Financial institutions may, in fact, welcome a CDD rule that articulates requirements more efficiently than supervisory examinations and enforcement actions. And given their inevitability, banks should seize the opportunity to shape the rule in a manner that helps policymakers achieve their AML goals without imposing needless cost and customer pain.
One important element in the Fincen proposal is the frequency with which CDD information must be updated. International norms have centered on updates every year for high-risk customers, every two years for medium-risk customers and every three years for low-risk customers.
The approach has a simplistic appeal, but no research has indicated that the frequency of updates for medium- and low-risk customers yields benefits worth the costs. It may well be that these resources would be better spent elsewhere – provided institutions have a mechanism like automated transaction monitoring to detect when a medium- or low-risk customer might migrate to high-risk status. The issue merits further study prior to adopting explicit requirements.
Financial institutions should also advocate close alignment with international standards, particularly those in the EU. Banks, particularly the U.S. operations of foreign banks, are wasting resources in complying with redundant due-diligence standards. Eliminating identical reviews of the same customers would free up resources that could be devoted to other aspects of AML and CTF compliance programs. For example, the EU regulations require that alternate beneficial owners be identified to a 25% threshold. In the absence of specific guidance, U.S. institutions have generally moved toward identification of high-risk customers to a 10% threshold. Equivalency with the EU standard would appear to make sense, and, indeed, Fincen has signaled as much by referencing the 25% threshold in its own proposal.
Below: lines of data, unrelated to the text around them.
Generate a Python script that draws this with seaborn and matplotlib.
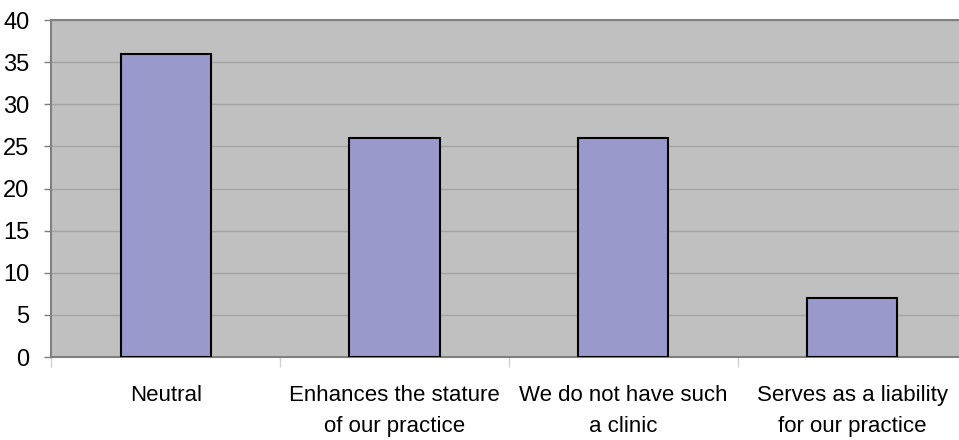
import matplotlib
matplotlib.use("Agg")
import matplotlib.pyplot as plt
import seaborn as sns
import pandas as pd
from matplotlib.ticker import FixedLocator

categories = [
    "Neutral",
    "Enhances the stature\nof our practice",
    "We do not have such\na clinic",
    "Serves as a liability\nfor our practice",
]
values = [36, 26, 26, 7]
y_ticks = [0, 5, 10, 15, 20, 25, 30, 35, 40]

sns.set_theme(style="white")
plt.rcParams["font.family"] = ["Liberation Sans", "DejaVu Sans"]

df = pd.DataFrame({"category": categories, "value": values})

fig = plt.figure(figsize=(9.59, 4.40), dpi=100)
# plot area runs slightly past the right edge of the canvas
ax = fig.add_axes([0.0537, 0.1886, 0.9540, 0.7659])
ax.set_facecolor("#C0C0C0")

sns.barplot(data=df, x="category", y="value", color="#9999CC", saturation=1,
            edgecolor="black", linewidth=1.5, width=0.395, ax=ax, zorder=3)

ax.set_xlim(-0.5, 3.5)
ax.set_ylim(0, 40)
ax.set_yticks(y_ticks)
ax.yaxis.grid(True, color="#A4A4A4", linewidth=1, zorder=0)
ax.set_axisbelow(True)
ax.set_xlabel("")
ax.set_ylabel("")

for side in ["left", "bottom", "top", "right"]:
    ax.spines[side].set_visible(True)
    ax.spines[side].set_color("#808080")
    ax.spines[side].set_linewidth(1.5)
ax.spines["right"].set_visible(False)

ax.tick_params(axis="y", labelsize=17, length=5, width=1, color="#808080",
               labelcolor="black", pad=11, left=True, direction="out")
ax.tick_params(axis="x", which="major", labelsize=16, length=0, pad=20,
               labelcolor="black")
ax.xaxis.set_minor_locator(FixedLocator([-0.5, 0.5, 1.5, 2.5, 3.5]))
ax.tick_params(axis="x", which="minor", length=7, width=1, color="#D0D0D0",
               bottom=True, direction="out")
for lbl in ax.get_xticklabels():
    lbl.set_linespacing(1.65)

fig.savefig("out.png", dpi=100, facecolor="white")
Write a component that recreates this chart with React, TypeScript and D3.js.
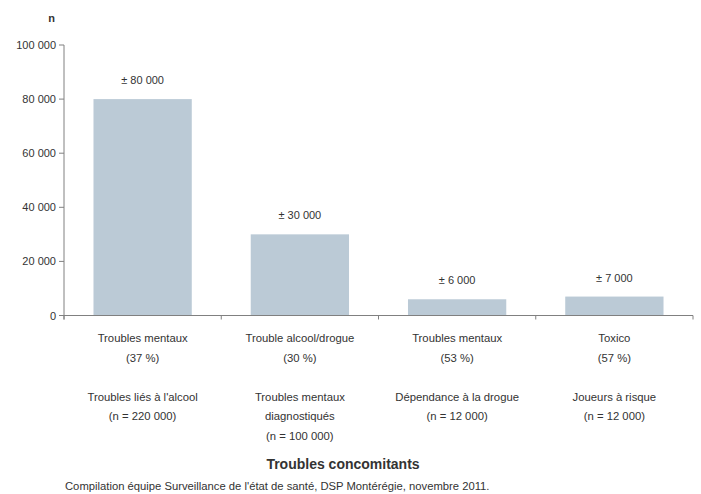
import React from "react";
import * as d3 from "d3";

const categoriesLine1 = ["Troubles mentaux", "Trouble alcool/drogue", "Troubles mentaux", "Toxico"];
const categoriesPct = ["(37 %)", "(30 %)", "(53 %)", "(57 %)"];
const populations = [
  ["Troubles liés à l'alcool", "(n = 220 000)"],
  ["Troubles mentaux", "diagnostiqués", "(n = 100 000)"],
  ["Dépendance à la drogue", "(n = 12 000)"],
  ["Joueurs à risque", "(n = 12 000)"],
];
const values = [80000, 30000, 6000, 7000];
const valueLabels = ["± 80 000", "± 30 000", "± 6 000", "± 7 000"];
const yTicks = [0, 20000, 40000, 60000, 80000, 100000];

const W = 701;
const H = 494;
const left = 64;
const right = 693;
const top = 45;
const bottom = 315.5;

const fmt = (v: number) => d3.format(",")(v).replace(/,/g, " ");

export default function App() {
  const ids = categoriesLine1.map((_, i) => String(i));
  const x = d3.scaleBand().domain(ids).range([left, right]).paddingInner(0.375).paddingOuter(0.1875);
  const y = d3.scaleLinear().domain([0, 100000]).range([bottom, top]);
  const font = "'Liberation Sans', Arial, sans-serif";
  const txt = "#333333";
  const axisColor = "#808080";
  const step = x.step();
  const catTicks = d3.range(ids.length + 1).map((i) => left + i * step);

  return (
    <svg width={W} height={H} style={{ position: "absolute", left: 0, top: 0 }} fontFamily={font}>
      <rect width={W} height={H} fill="#fff" />
      <text x={51.5} y={22} fontSize={11} fontWeight="bold" fill={txt} textAnchor="middle">n</text>
      {values.map((v, i) => (
        <g key={i}>
          <rect x={x(String(i))} y={y(v)} width={x.bandwidth()} height={y(0) - y(v)} fill="#BBCAD6" />
          <text x={x(String(i))! + x.bandwidth() / 2} y={y(v) - 15} fontSize={11} fill={txt} textAnchor="middle">
            {valueLabels[i]}
          </text>
        </g>
      ))}
      <line x1={left} x2={left} y1={top} y2={bottom + 4} stroke={axisColor} />
      <line x1={left} x2={right} y1={bottom} y2={bottom} stroke={axisColor} />
      {yTicks.map((t) => (
        <g key={t}>
          <line x1={left - 5} x2={left} y1={y(t)} y2={y(t)} stroke={axisColor} />
          <text x={56} y={y(t) + 4} fontSize={11} fill={txt} textAnchor="end">{fmt(t)}</text>
        </g>
      ))}
      {catTicks.map((cx, i) => (
        <line key={i} x1={cx} x2={cx} y1={bottom} y2={bottom + 4} stroke={axisColor} />
      ))}
      {ids.map((id, i) => {
        const cx = x(id)! + x.bandwidth() / 2;
        const lines = [categoriesLine1[i], categoriesPct[i], "", ...populations[i]];
        return (
          <text key={id} x={cx} fontSize={11.3} fill={txt} textAnchor="middle">
            {lines.map((l, j) => (
              <tspan key={j} x={cx} y={342 + j * 19.5}>{l}</tspan>
            ))}
          </text>
        );
      })}
      <text x={343} y={469} fontSize={14} fontWeight="bold" fill={txt} textAnchor="middle">
        Troubles concomitants
      </text>
      <text x={65} y={490} fontSize={11.25} fill={txt}>
        Compilation équipe Surveillance de l'état de santé, DSP Montérégie, novembre 2011.
      </text>
    </svg>
  );
}
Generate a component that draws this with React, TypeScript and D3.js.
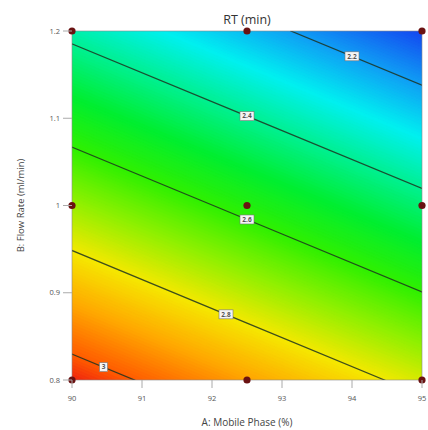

CDD can be costly and burdensome for banks, but basing objections on those considerations alone will have little impact on the shape of Fincen's final rule. Pushing for consistency in CDD requirements among FATF member countries – and offering ideas about the way regulators can help get the most out of their AML resources —can make a difference.
Michael A. Dawson is a managing director of Promontory Financial Group and the former deputy assistant secretary of the Treasury for Critical Infrastructure Protection and Compliance Policy. James D. Kamihachi, a consultant at Promontory, is the former senior deputy comptroller for Economic and Policy Analysis at the Office of the Comptroller of the Currency.